Background, modern examples
Most people who learn Latin and who want to gain some oral proficiency, will early on learn the phrase Grātiās tibī/vōbīs agō, and simply a Grātiās! to match English Thanks! But there are many other ways to say thank you in English, depending on circumstances and settings; an obvious one is Cheers!, which most people probably associate with British English. To reply to a thank you, we have numerous ways in European languages:
- English: You’re welcome. No worries.
- Deutsch: Bitte. Bitte sehr. Gern geschehen.

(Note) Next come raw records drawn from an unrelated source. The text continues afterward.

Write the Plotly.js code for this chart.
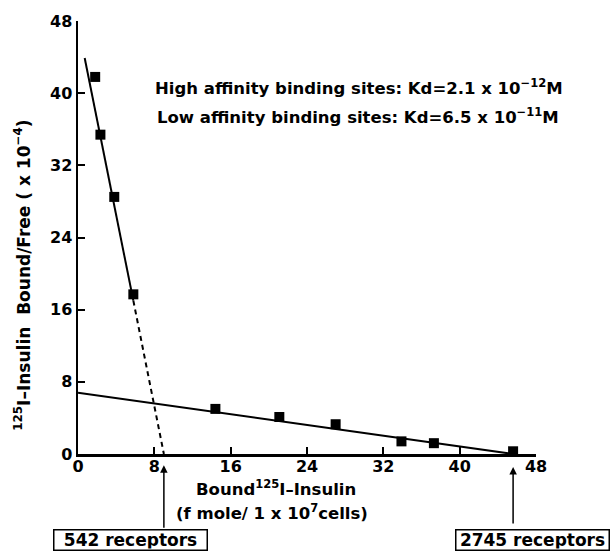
<!DOCTYPE html>
<html>
<head>
<meta charset="utf-8">
<script src="https://cdn.plot.ly/plotly-3.0.1.min.js"></script>
<style>html,body{margin:0;padding:0;background:#fff;}#chart{width:610px;height:552px;}</style>
</head>
<body>
<div id="chart"></div>
<script>
// Scatchard plot data
const highX = [1.8, 2.35, 3.8, 5.8];
const highY = [41.8, 35.4, 28.5, 17.7];
const lowX = [14.4, 21.1, 27.0, 33.9, 37.3, 45.6];
const lowY = [5.0, 4.1, 3.3, 1.4, 1.2, 0.3];
const highFitX = [0.7, 5.8];
const highFitY = [43.9, 17.0];
const highExtX = [5.8, 9.0];
const highExtY = [17.0, 0];
const lowFitX = [0, 45.6];
const lowFitY = [6.8, 0];
const tickVals = [0, 8, 16, 24, 32, 40, 48];
const tickText = ['0', '8', '16', '24', '32', '40', '48'];
const receptorX = [9.0, 45.6];
const receptorLabels = ['542 receptors', '2745 receptors'];
const kdLines = [
  'High affinity binding sites: Kd=2.1 x 10<sup>−12</sup>M',
  'Low affinity binding sites: Kd=6.5 x 10<sup>−11</sup>M'
];

const FONT = 'DejaVu Sans';
const txt = (size) => ({family: FONT, size: size, color: '#000', weight: 'bold'});

const traces = [
  {x: highFitX, y: highFitY, mode: 'lines', line: {color: '#000', width: 2}, hoverinfo: 'skip'},
  {x: highExtX, y: highExtY, mode: 'lines', line: {color: '#000', width: 2, dash: '5px,4px'}, hoverinfo: 'skip'},
  {x: lowFitX, y: lowFitY, mode: 'lines', line: {color: '#000', width: 2}, hoverinfo: 'skip'},
  {x: highX, y: highY, mode: 'markers', marker: {symbol: 'square', size: 10, color: '#000'}},
  {x: lowX, y: lowY, mode: 'markers', marker: {symbol: 'square', size: 10, color: '#000'}}
];

const annotations = [
  {xref: 'paper', yref: 'paper', x: 0.164, y: 0.848, xanchor: 'left', yanchor: 'middle',
   text: kdLines[0], showarrow: false, font: txt(16.5)},
  {xref: 'paper', yref: 'paper', x: 0.168, y: 0.780, xanchor: 'left', yanchor: 'middle',
   text: kdLines[1], showarrow: false, font: txt(16.5)},
  {xref: 'paper', yref: 'paper', x: -0.121, y: 0.413, xanchor: 'center', yanchor: 'middle',
   textangle: -90, text: '<sup>125</sup>I–Insulin  Bound/Free ( x 10<sup>−4</sup>)',
   showarrow: false, font: txt(17)},
  {xref: 'paper', yref: 'paper', x: 0.4325, y: -0.078, xanchor: 'center', yanchor: 'middle',
   text: 'Bound<sup>125</sup>I–Insulin', showarrow: false, font: txt(16.5)},
  {xref: 'paper', yref: 'paper', x: 0.4237, y: -0.133, xanchor: 'center', yanchor: 'middle',
   text: '(f mole/ 1 x 10<sup>7</sup>cells)', showarrow: false, font: txt(16.5)},
  {xref: 'paper', yref: 'paper', x: 0.1144, y: -0.1986, xanchor: 'center', yanchor: 'middle',
   text: receptorLabels[0], showarrow: false, font: txt(17), bordercolor: '#000', borderwidth: 1.5,
   borderpad: 1, width: 150, height: 17, bgcolor: '#fff'},
  {xref: 'paper', yref: 'paper', x: 0.992, y: -0.1986, xanchor: 'center', yanchor: 'middle',
   text: receptorLabels[1], showarrow: false, font: txt(17), bordercolor: '#000', borderwidth: 1.5,
   borderpad: 1, width: 150, height: 17, bgcolor: '#fff'},
  {xref: 'x', yref: 'paper', x: receptorX[0], y: -0.026, text: '', showarrow: true,
   ax: 0, ay: 64, arrowhead: 2, arrowsize: 1, arrowwidth: 1.5, arrowcolor: '#000'},
  {xref: 'x', yref: 'paper', x: receptorX[1], y: -0.03, text: '', showarrow: true,
   ax: 0, ay: 58, arrowhead: 2, arrowsize: 1, arrowwidth: 1.5, arrowcolor: '#000'}
];

const layout = {
  width: 610, height: 552,
  margin: {l: 77.5, r: 73.5, t: 21, b: 98, pad: 0},
  paper_bgcolor: '#fff', plot_bgcolor: '#fff',
  showlegend: false,
  font: {family: FONT, color: '#000'},
  xaxis: {
    range: [0, 48], tickvals: tickVals, ticktext: tickText, showgrid: false, zeroline: false,
    showline: true, linecolor: '#000', linewidth: 2.5, ticks: 'inside', ticklen: 7, tickwidth: 2,
    tickcolor: '#000', tickfont: txt(16), ticklabelstandoff: -4, fixedrange: true
  },
  yaxis: {
    range: [0, 48], tickvals: tickVals, ticktext: tickText, showgrid: false, zeroline: false,
    showline: true, linecolor: '#000', linewidth: 2.5, ticks: 'inside', ticklen: 7, tickwidth: 2,
    tickcolor: '#000', tickfont: txt(16), fixedrange: true
  },
  annotations: annotations
};

Plotly.newPlot('chart', traces, layout, {displayModeBar: false, staticPlot: true});
</script>
</body>
</html>
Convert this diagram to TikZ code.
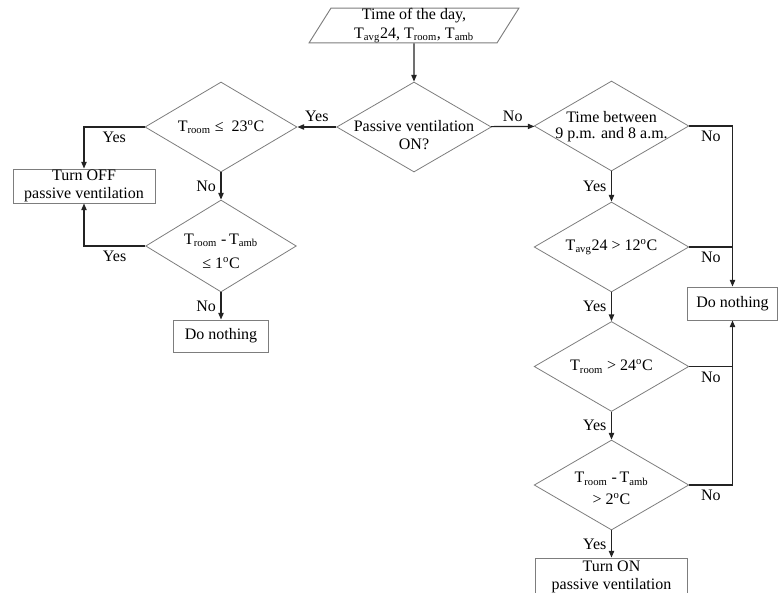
\documentclass[tikz,border=0pt]{standalone}
\usepackage{fontspec}
\setmainfont{Liberation Serif}
\usetikzlibrary{shapes.geometric,arrows.meta}
\definecolor{edgegray}{RGB}{125,125,125}
\definecolor{flowline}{RGB}{35,35,35}
\newcommand{\degc}{\textsuperscript{o}C}
\newcommand{\Troom}{T\textsubscript{room}}
\newcommand{\Tamb}{T\textsubscript{amb}}
\newcommand{\Tavg}{T\textsubscript{avg}}
\begin{document}
\begin{tikzpicture}[x=0.75pt,y=-0.75pt,
    every node/.style={font=\fontsize{12}{13}\selectfont},
    dec/.style={draw=edgegray, line width=0.6pt, diamond, minimum width=116pt, minimum height=67.5pt, inner sep=0pt},
    dtext/.style={align=center, inner sep=0pt},
    act/.style={draw=edgegray, line width=0.7pt, rectangle, align=center, inner sep=0pt},
    io/.style={draw=edgegray, line width=0.7pt, trapezium, trapezium left angle=65.6, trapezium right angle=114.4, trapezium stretches=true, minimum width=157.5pt, minimum height=24.75pt, align=center, inner sep=0pt},
    flow/.style={draw=flowline, line width=0.9pt, -{Triangle[length=5pt,width=4pt]}},
    merge/.style={draw=flowline, line width=0.9pt}]
      \useasboundingbox (0,0) rectangle (779,593);

      % INPUT
      \node[io] (inp) at (414,25.5) {Time of the day,\\[1pt] \Tavg24, \Troom, \Tamb};
      \node[dec, label={[dtext,yshift=-6pt]center:{Passive ventilation\\ON?}}] (pv) at (414,127) {};

      % LEFT BRANCH
      \node[dec, minimum width=114pt, label={[dtext]center:{\Troom\ ≤~ 23\degc}}] (lt1) at (221,127) {};
      \node[dec, minimum width=113pt, minimum height=69pt,
            label={[dtext,yshift=-3.75pt]center:{\Troom\ -\,\Tamb\\[5pt] ≤ 1\degc}}] (lt2) at (221,246) {};
      \node[act, minimum width=106.5pt, minimum height=25.5pt] (off) at (84,186) {Turn OFF\\passive ventilation};
      \node[act, minimum width=71pt, minimum height=24pt] (dn1) at (221,336) {Do nothing};

      % RIGHT BRANCH
      \node[dec, label={[dtext,yshift=-0.75pt]center:{Time between\\[-1pt] 9 p.m. and 8 a.m.}}] (rt1) at (611.5,126) {};
      \node[dec, label={[dtext]center:{\Tavg24 > 12\degc}}] (rt2) at (611.5,247) {};
      \node[dec, label={[dtext]center:{\Troom\ > 24\degc}}] (rt3) at (611.5,366.5) {};
      \node[dec, label={[dtext,yshift=-2.6pt]center:{\Troom\ -\,\Tamb\\[3pt] > 2\degc}}] (rt4) at (611.5,485) {};
      \node[act, minimum width=68pt, minimum height=24.75pt] (dn2) at (732.5,303.5) {Do nothing};
      \node[act, minimum width=114pt, minimum height=28.5pt] (on) at (611.5,577) {Turn ON\\passive ventilation};

      % CONNECTORS
      \draw[flow] (inp) -- (pv);
      \draw[flow] (pv) -- node[above]{Yes} (lt1);
      \draw[flow] (pv) -- node[above]{No} (rt1);
      \draw[flow] (lt1.west) -| node[pos=0.25,below]{Yes} (off.north);
      \draw[flow] (lt1) -- node[left]{No} (lt2);
      \draw[flow] (lt2.west) -| node[pos=0.25,below]{Yes} (off.south);
      \draw[flow] (lt2) -- node[left]{No} (dn1);
      \draw[flow] (rt1.east) -| node[pos=0.25,below]{No} (dn2.north);
      \draw[flow] (rt1) -- node[left]{Yes} (rt2);
      \draw[merge] (rt2.east) -- node[below]{No} (rt2.east -| dn2.north);
      \draw[flow] (rt2) -- node[left]{Yes} (rt3);
      \draw[merge] (rt3.east) -- node[below]{No} (rt3.east -| dn2.south);
      \draw[flow] (rt3) -- node[left]{Yes} (rt4);
      \draw[flow] (rt4.east) -| node[pos=0.25,below]{No} (dn2.south);
      \draw[flow] (rt4) -- node[left]{Yes} (on);
\end{tikzpicture}
\end{document}
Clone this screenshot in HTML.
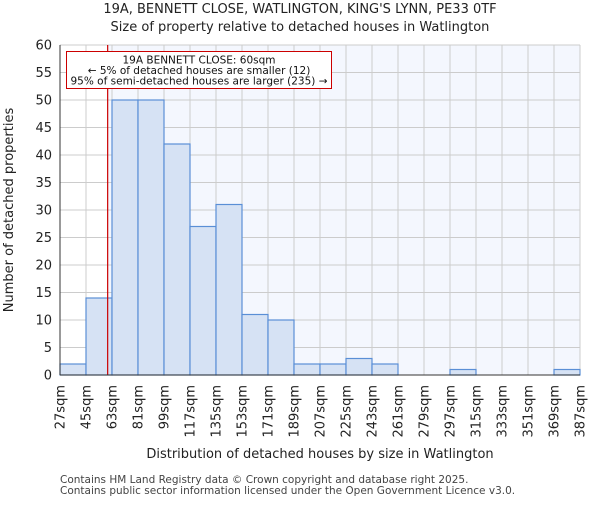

- Norsk: Vær så god. Ingenting å takke for. Går så bra. (‘May you be so kind.’ ‘Nothing to thank for.’ ‘[It’s] all well.’)
- Italiano: Prego. Di niente. Non c’è di che.
- Scots: Nae but a little. (Similar to the Italian above.)
- French: De rien. Je t’en prie.
In Cassell, I have found amongst others:
- Benignē dīcis! – You speak kindly! (Thank you.)
- Alicui aliquid debēre [something good]. [An actual example would be good here.]
- Benignē dīcis! – You speak kindly! (No, thank you.)
- Benignē ac līberāliter! – Kindly and nobly! (Or perhaps rather: Kindly, yet nobly!)
- Rēctē! – Rightly [so]!
- Bene vocās! – I [say it is?] well!
- Jam grātia est! – Now is [the time for] thankfulness → This certainly makes me thankful! (?)¹
The above examples highlight what I identify as a problem: They seem to be quite formal, nothing like the Nae but a liʔle² of Scots, the No worries of English, the Går så bra of Norwegian. What I am looking for, then, is informal, attested ways to express gratitude in Latin and suitable replies to these. I am looking for attested forms from any period and genre (including comedy, scribbling on toilet walls, whore houses – the key word is informal, colloquial, non-elite) by native Latin speakers.
- I believe jam can be used emphatically, but could not find any sources for it at the moment. Also: tempus est jocundum!
- The way I have heard it uttered, the glottal stop comes in little, but it could just as well be at the end of but (or perhaps also both).